Paper No. 138-9
Presentation Time: 11:00 AM
THE PENULTIMATE GLACIATION AND MID- TO LATE-PLEISTOCENE STRATIGRAPHY IN THE CENTRAL PUGET LOWLAND, WASHINGTON
Recent geologic mapping and stratigraphic work provides new insights into mid- and late-Pleistocene glaciations of the central Puget Lowland of Washington. Time-stratigraphic units and unconformity-bounded sequences are best used to define glacial and interglacial strata here. For all but the most recent deposits, chronologic control is needed to positively identify those units because of multiple unconformities. New units are recognized and defined, and previously identified units have been extended geographically, correlated to marine isotope stages using absolute ages, and or re-named. Interglacial deposits correlative with MIS 3 are recognized throughout the Puget Lowland. Strata correlative with the Whidbey Formation, MIS 5e, are recognized in the Seattle, Tacoma, and Olympia areas; well south of the more northerly type section. Possession-age, MIS 4, glacial deposits of till and outwash are recognized in Seattle, Tacoma, and Olympia, extending the glacier much further south than previously thought. Unlike from the Vashon Glaciation, facies of the Possession Drift are geographically orientated. Till, correlative with the Double Bluff glaciation, MIS 6, is newly recognized in Tacoma. Deposits correlating with MIS 7 and 8, are identified; previously none had been recognized.
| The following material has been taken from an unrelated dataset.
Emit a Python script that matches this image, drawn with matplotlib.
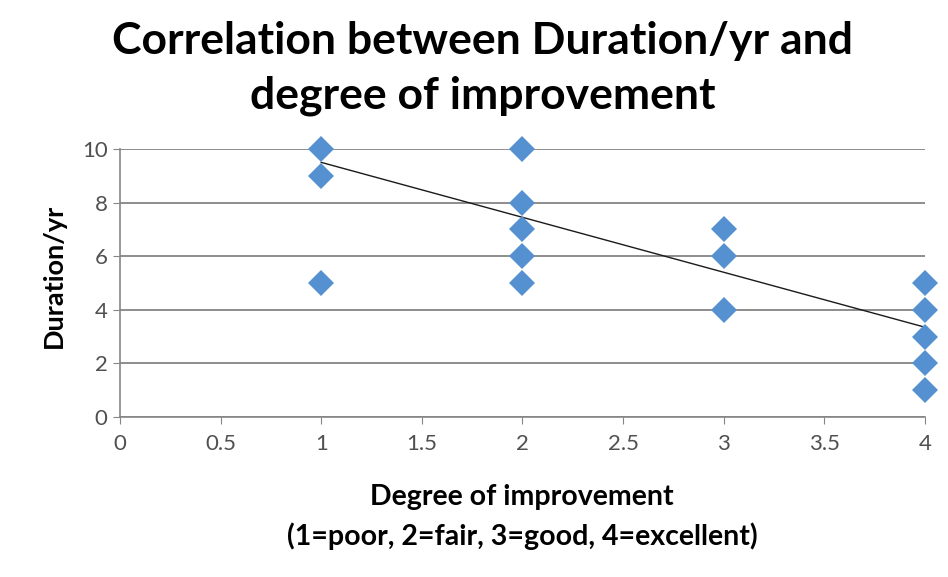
import matplotlib
matplotlib.use("Agg")
import matplotlib.pyplot as plt

# Data
degree = [1, 1, 1, 2, 2, 2, 2, 2, 3, 3, 3, 4, 4, 4, 4, 4]
duration = [10, 9, 5, 10, 8, 7, 6, 5, 7, 6, 4, 5, 4, 3, 2, 1]
trend_x = [1, 4]
trend_y = [9.5, 3.35]
x_ticks = [0, 0.5, 1, 1.5, 2, 2.5, 3, 3.5, 4]
x_tick_labels = ["0", "0.5", "1", "1.5", "2", "2.5", "3", "3.5", "4"]
y_ticks = [0, 2, 4, 6, 8, 10]

title = "Correlation between Duration/yr and\ndegree of improvement"
x_label = "Degree of improvement\n(1=poor, 2=fair, 3=good, 4=excellent)"
y_label = "Duration/yr"

plt.rcParams['font.family'] = ['Lato', 'DejaVu Sans']

fig = plt.figure(figsize=(9.48, 5.77), dpi=100)
ax = fig.add_axes([0.1266, 0.2773, 0.8491, 0.4645])

ax.set_xlim(0, 4)
ax.set_ylim(0, 10)
ax.set_xticks(x_ticks)
ax.set_xticklabels(x_tick_labels)
ax.set_yticks(y_ticks)

ax.grid(axis='y', color='#7a7a7a', linewidth=1.2)
ax.set_axisbelow(True)
for s in ['top', 'right']:
    ax.spines[s].set_visible(False)
for s in ['left', 'bottom']:
    ax.spines[s].set_color('#868686')
    ax.spines[s].set_linewidth(1.2)
ax.tick_params(axis='both', direction='out', length=5, color='#868686',
               labelsize=16, labelcolor='#505050')
ax.tick_params(axis='x', pad=7)
ax.tick_params(axis='y', pad=4)

ax.plot(trend_x, trend_y, color='#1a1a1a', linewidth=1.0, zorder=3)
ax.plot(degree, duration, linestyle='none', marker='D', markersize=13,
        color='#5590d0', markeredgewidth=0, zorder=4, clip_on=False)

fig.text(0.509, 0.881, title, ha='center', va='center', fontsize=32,
         fontweight='bold', linespacing=1.42, color='black')
fig.text(0.5507, 0.104, x_label, ha='center', va='center', fontsize=20.5,
         fontweight='bold', linespacing=1.53, color='black')
fig.text(0.057, 0.5217, y_label, ha='center', va='center', rotation=90,
         fontsize=19.5, fontweight='bold', color='black')

fig.savefig("out.png", dpi=100)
The Hamm Creek interglaciation is informally named and is recognized in the Woodinville, Seattle, and Federal Way areas. This deposit, first noted for thick ash and pumice in south Seattle, dates to about 200,000, MIS 7. Newly recognized, the Defiance glaciation dates to around 250,000, MIS 8. First noted at Pt. Defiance in Tacoma, it is also encountered throughout the area of the Tacoma uplift. Importantly, use of the term “Kitsap Formation” should be discontinued, since it represents multiple climate sequences. At its type section, the Kitsap Formation includes two interglacial deposits separated by a glacial deposit, all of indeterminate age. The name historically has been used for Olympia-age as well as Whidbey-age deposits and to label fine-grained material between glacial deposits. These findings help to better define the glacial history of the Central Puget Lowland and to better compare global climate patterns to signals in the Puget Lowland.